Mr Adams is challenging convictions handed down by two separate Diplock Court trials, cases tried by a single judge sitting without a jury, relating to two attempts to escape from internment.
The Court of Appeal heard in February that, on Christmas Eve 1973, he was among four detainees caught attempting to break out of the Maze.
His barrister Sean Doran QC said: “A hole had been cut in the perimeter fence and all four were already through.”
The second escape bid in July 1974 was described as an “elaborate scheme” which involved the kidnap of a man who bore a “striking resemblance” to Mr Adams from a bus stop in west Belfast.

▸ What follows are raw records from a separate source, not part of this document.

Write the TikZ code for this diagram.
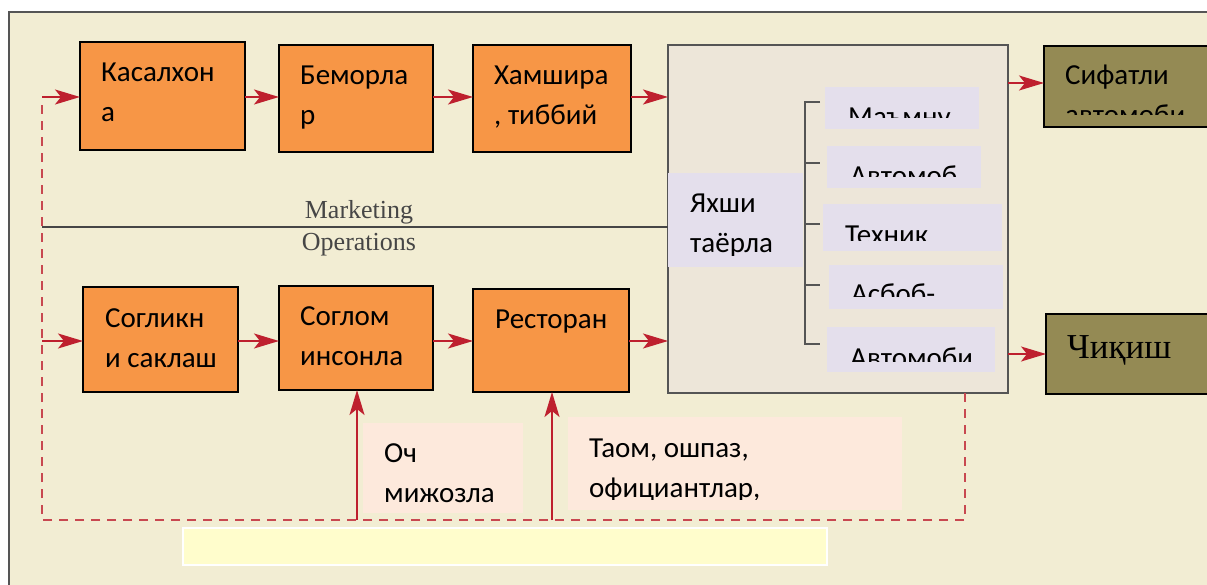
\documentclass[tikz,border=0pt]{standalone}
\usepackage{fontspec}
\setmainfont{Carlito}
\newfontfamily\serifft{Liberation Serif}
\usetikzlibrary{arrows.meta,calc}
\definecolor{bgbeige}{RGB}{242,237,211}
\definecolor{frameg}{RGB}{85,85,85}
\definecolor{orangebox}{RGB}{247,150,70}
\definecolor{arrowred}{RGB}{190,32,46}
\definecolor{dashred}{RGB}{200,72,80}
\definecolor{bigfill}{RGB}{237,230,217}
\definecolor{lavender}{RGB}{228,223,236}
\definecolor{olivebox}{RGB}{148,138,84}
\definecolor{pinkbox}{RGB}{253,233,220}
\definecolor{yellowbox}{RGB}{255,253,204}
\definecolor{mktgray}{RGB}{70,70,70}
\newcommand\pbox[6]{\node[#6, anchor=north west, minimum width=#4-#2, minimum height=#5-#3] (#1) at (#2,#3) {};}
\newcommand\twoline[2]{\vtop{\hbox{#1}\hbox{#2}}}
\begin{document}
\begin{tikzpicture}[x=1pt,y=-1pt,
  boxbase/.style={rectangle, inner sep=0pt, outer sep=0pt},
  orangestyle/.style={boxbase, fill=orangebox, draw=black, line width=1.9pt},
  bigstyle/.style={boxbase, fill=bigfill, draw=frameg, line width=1.5pt},
  lavstyle/.style={boxbase, fill=lavender},
  olivestyle/.style={boxbase, fill=olivebox, draw=black, line width=1.9pt},
  pinkstyle/.style={boxbase, fill=pinkbox},
  yellowstyle/.style={boxbase, fill=yellowbox, draw=white, line width=2pt},
  txt/.style={inner sep=0pt, anchor=base west, font=\fontsize{29}{40}\selectfont},
  serift/.style={inner sep=0pt, anchor=base, text=mktgray, font=\serifft\fontsize{26}{30}\selectfont},
  arr/.style={draw=arrowred, line width=1.8pt, -{Stealth[length=25pt, width=15pt, inset=6pt]}},
  dashline/.style={draw=dashred, line width=1.8pt, dash pattern=on 9pt off 7pt},
  bracket/.style={draw=frameg, line width=1.4pt}]
\clip (0,0) rectangle (1207,585);
\fill[white] (0,0) rectangle (1207,585);
\draw[frameg, fill=bgbeige, line width=1.4pt] (9,12) rectangle (1240,620);

% top row
\pbox{kas}{80}{42}{245}{150}{orangestyle}
\pbox{bem}{279}{45}{433}{152}{orangestyle}
\pbox{ham}{473}{45}{631}{152}{orangestyle}
\node[txt] (kas-t) at (101,82) {\twoline{Касалхон}{а}};
\node[txt] (bem-t) at (300,85) {\twoline{Беморла}{р}};
\node[txt] (ham-t) at (494,85) {\twoline{Хамшира}{, тиббий}};

% bottom row
\pbox{sog}{83}{287}{238}{392}{orangestyle}
\pbox{som}{279}{286}{433}{390}{orangestyle}
\pbox{res}{473}{289}{629}{392}{orangestyle}
\node[txt] (sog-t) at (105,327) {\twoline{Согликн}{и саклаш}};
\node[txt] (som-t) at (300,325) {\twoline{Соглом}{инсонла}};
\node[txt] (res-t) at (495,328) {Ресторан};

% big box
\pbox{big}{668}{45}{1008}{393}{bigstyle}
\pbox{yax}{668}{173}{803}{267}{lavstyle}
\begin{scope}
  \clip (668,173) rectangle (803,256);
  \node[txt] (yax-t) at (690,213) {\twoline{Яхши}{таёрла}};
\end{scope}
\pbox{s1}{825}{87}{979}{129}{lavstyle}
\pbox{s2}{827}{146}{981}{188}{lavstyle}
\pbox{s3}{823}{204}{1002}{251}{lavstyle}
\pbox{s4}{829}{265}{1003}{309}{lavstyle}
\pbox{s5}{827}{327}{995}{372}{lavstyle}
\begin{scope}
  \clip (825,87) rectangle (979,118);
  \node[txt] (s1-t) at (848,127) {Маъмну};
\end{scope}
\begin{scope}
  \clip (827,146) rectangle (981,177);
  \node[txt] (s2-t) at (850,186) {Автомоб};
\end{scope}
\begin{scope}
  \clip (823,204) rectangle (1002,241);
  \node[txt] (s3-t) at (845,245) {Техник};
\end{scope}
\begin{scope}
  \clip (829,265) rectangle (1003,297);
  \node[txt] (s4-t) at (851,304) {Асбоб-};
\end{scope}
\begin{scope}
  \clip (827,327) rectangle (995,361);
  \node[txt] (s5-t) at (850,367) {Автомоби};
\end{scope}
\draw[bracket] (820,102) -- (805,102) -- (805,344) -- (820,344);
\draw[bracket] (805,163) -- (820,163);
\draw[bracket] (805,224) -- (820,224);
\draw[bracket] (805,285) -- (820,285);

% outputs
\pbox{sif}{1044}{46}{1240}{127}{olivestyle}
\begin{scope}
  \clip (1044,46) rectangle (1240,115);
  \node[txt] (sif-t) at (1065,85) {\twoline{Сифатли}{автомоби}};
\end{scope}
\pbox{chq}{1046}{314}{1240}{394}{olivestyle}
\node[txt, font=\serifft\fontsize{35}{40}\selectfont] (chq-t) at (1067,358) {Чиқиш};

% inputs
\pbox{och}{363}{423}{523}{513}{pinkstyle}
\node[txt] (och-t) at (384,462) {\twoline{Оч}{мижозла}};
\pbox{tao}{568}{417}{902}{510}{pinkstyle}
\begin{scope}
  \clip (568,417) rectangle (902,499);
  \node[txt] (tao-t) at (589,457) {\twoline{Таом, ошпаз,}{официантлар,}};
\end{scope}
\pbox{yel}{183}{528}{827}{565}{yellowstyle}

% marketing / operations
\coordinate (mk) at (42,227);
\draw[mktgray, line width=1.2pt] (mk) -- (mk -| big.west);
\node[serift] (mkt) at (359,219) {Marketing};
\node[serift] (ops) at (359,251) {Operations};

% feedback loop
\coordinate (fbTop) at (42,97);
\coordinate (fbMid) at (42,341);
\coordinate (fbBot) at (42,520);
\coordinate (fbR) at (965,520);
\coordinate (up1) at (357,520);
\coordinate (up2) at (552,520);
\draw[dashline] (big.south -| fbR) -- (fbR) -- (fbBot) -- (42,104);
\draw[arr] (fbTop) -- (fbTop -| kas.west);
\draw[arr] (fbMid) -- (fbMid -| sog.west);
\draw[arr] (up1) -- (up1 |- som.south);
\draw[arr] (up2) -- (up2 |- res.south);

% flow arrows
\coordinate (r1) at (0,97);
\coordinate (r2) at (0,341);
\draw[arr] (r1 -| kas.east) -- (r1 -| bem.west);
\draw[arr] (r1 -| bem.east) -- (r1 -| ham.west);
\draw[arr] (r1 -| ham.east) -- (r1 -| big.west);
\draw[arr] (r2 -| sog.east) -- (r2 -| som.west);
\draw[arr] (r2 -| som.east) -- (r2 -| res.west);
\draw[arr] (r2 -| res.east) -- (r2 -| big.west);
\coordinate (o1) at (0,83);
\draw[arr] (o1 -| big.east) -- (o1 -| sif.west);
\draw[arr] (chq.west -| big.east) -- (chq.west);
\end{tikzpicture}
\end{document}
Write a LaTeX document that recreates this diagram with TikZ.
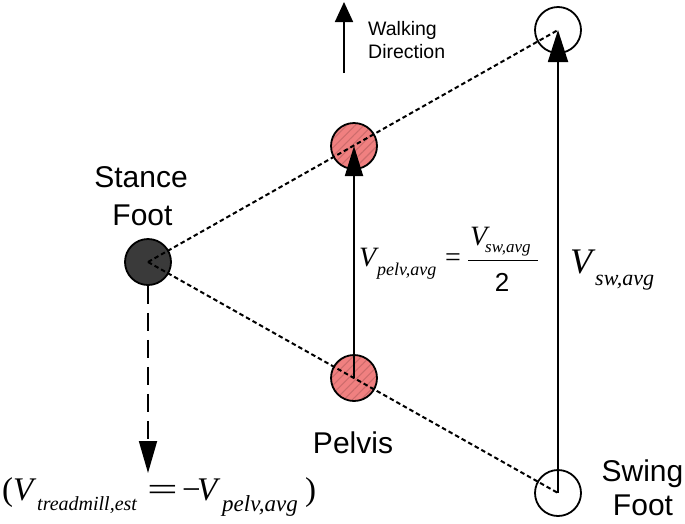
\documentclass[tikz,border=0pt]{standalone}
\usepackage{fontspec}
\usepackage{graphicx}
\setmainfont{Liberation Sans}
\newfontfamily\tms{Liberation Serif}
\usetikzlibrary{arrows.meta,patterns.meta}
\definecolor{pelvisred}{RGB}{240,128,128}
\definecolor{stripecol}{RGB}{205,108,108}
\definecolor{stancegray}{RGB}{58,58,58}
\newcommand{\fsz}[1]{\fontsize{#1}{#1}\selectfont}
\newcommand{\tmsit}[2]{{\fsz{#1}\tms\itshape #2}}
\begin{document}
\begin{tikzpicture}[x=1pt,y=-1pt,
  footdot/.style={circle,minimum size=46pt,inner sep=0pt,line width=1.8pt,draw=black},
  stancedot/.style={footdot,fill=stancegray},
  swingdot/.style={footdot,fill=white},
  pelvdot/.style={footdot,preaction={fill=pelvisred},
     pattern={Lines[angle=45,distance=6pt,line width=1.1pt]},pattern color=stripecol},
  dotline/.style={line width=2pt,dash pattern=on 4.5pt off 3pt},
  bigptr/.style={line width=1.8pt,-{Triangle[length=30pt,width=18pt]}},
  swingptr/.style={line width=1.8pt,-{Triangle[length=32pt,width=20pt]}},
  walkptr/.style={line width=1.8pt,-{Triangle[length=20pt,width=18pt]}},
  dashptr/.style={line width=1.8pt,dash pattern=on 18pt off 9pt,-{Triangle[length=32pt,width=18pt]}},
  lbl/.style={font=\fsz{30},inner sep=0pt,anchor=base},
  mth/.style={inner sep=0pt,anchor=base west}]
\useasboundingbox (0,0) rectangle (685,523);
% circles
\node[stancedot] (S) at (148,262) {};
\node[pelvdot] (P1) at (354,146) {};
\node[pelvdot] (P2) at (354,378) {};
\node[swingdot] (W1) at (558,30) {};
\node[swingdot] (W2) at (558,493) {};
% dotted lines
\draw[dotline] (S.center) -- (W1.center);
\draw[dotline] (S.center) -- (W2.center);
% arrows
\draw[bigptr] (P2.center) -- (P1.center);
\draw[swingptr] (W2.center) -- (W1.center);
\coordinate (wdA) at (344,73);
\coordinate (wdB) at (344,2);
\draw[walkptr] (wdA) -- (wdB);
\coordinate (tm) at (148,473);
\draw[dashptr] (S.south) -- (tm);
% labels
\node[lbl] (st1) at (141,187) {Stance};
\node[lbl] (st2) at (142.5,225) {Foot};
\node[lbl] (pel) at (353,453) {Pelvis};
\node[lbl] (sw1) at (642.5,481) {Swing};
\node[lbl] (sw2) at (643,515) {Foot};
\node[mth,font=\fsz{19.5}] (wk1) at (368,35.7) {Walking};
\node[mth,font=\fsz{19.5}] (wk2) at (368,58.3) {Direction};
% pelvis velocity formula
\node[mth] (lhs) at (359,266.7) {\makebox[18pt][l]{\tmsit{28}{V}}\makebox[68pt][l]{\raisebox{-8.3pt}{\tmsit{18}{pelv,avg}}}{\fsz{28}\tms =}};
\node[mth] (num) at (470,245) {\makebox[15pt][l]{\tmsit{28}{V}}\raisebox{-7.7pt}{\tmsit{17}{sw,avg}}};
\draw[line width=1.2pt] (468,260.7) -- (538,260.7);
\node[lbl,font=\fsz{26}] (den) at (502,291.7) {2};
% swing velocity
\node[mth] (vsw) at (570,273) {\makebox[25pt][l]{\tmsit{36}{V}}\raisebox{-12pt}{\tmsit{22}{sw,avg}}};
% treadmill estimate
\node[mth] (tme) at (2,500) {\makebox[11pt][l]{\fsz{33}\tms (}\makebox[24pt][l]{\tmsit{33}{V}}\makebox[110pt][l]{\raisebox{-10pt}{\tmsit{20}{treadmill,est}}}\makebox[35pt][l]{\scalebox{1.65}[1]{\fsz{33}\tms =}}\makebox[15pt][l]{\fsz{33}\tms −}\makebox[25pt][l]{\tmsit{33}{V}}\makebox[83pt][l]{\raisebox{-11.7pt}{\tmsit{23}{pelv,avg}}}{\fsz{33}\tms )}};
\end{tikzpicture}
\end{document}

The man was taken to a house where his hair was dyed and he was given a false beard, the court heard.
The man was then taken to the Maze where he was to be substituted for Mr Adams in a visiting hut, however prison staff were alerted to the plan and Mr Adams was arrested in the car park of the jail, the court was told.
Mr Adams was subsequently sentenced to 18 months in jail for attempting to escape.
Mr Doran said that Mr Adams’ detention was unlawful because the ICO was signed by a junior minister at the Northern Ireland Office and not the secretary of state.
But the Court of Appeal said it was “satisfied that the ICO was valid having been made by the minister on behalf of the secretary of state” and dismissed Mr Adams’ appeal.
Internment was introduced in 1971 by former prime minister of Northern Ireland Brian Faulkner for those suspected of involvement in violence.
The policy lasted until December 1975.
During that time, 1,981 people were interned, 1,874 were nationalist and 107 were loyalist.
It is understood Mr Adams instigated legal proceedings after the Pat Finucane Centre recovered a document from the British National Archives in London.
No date for the Supreme Court hearing of Mr Adams’ appeal has been given.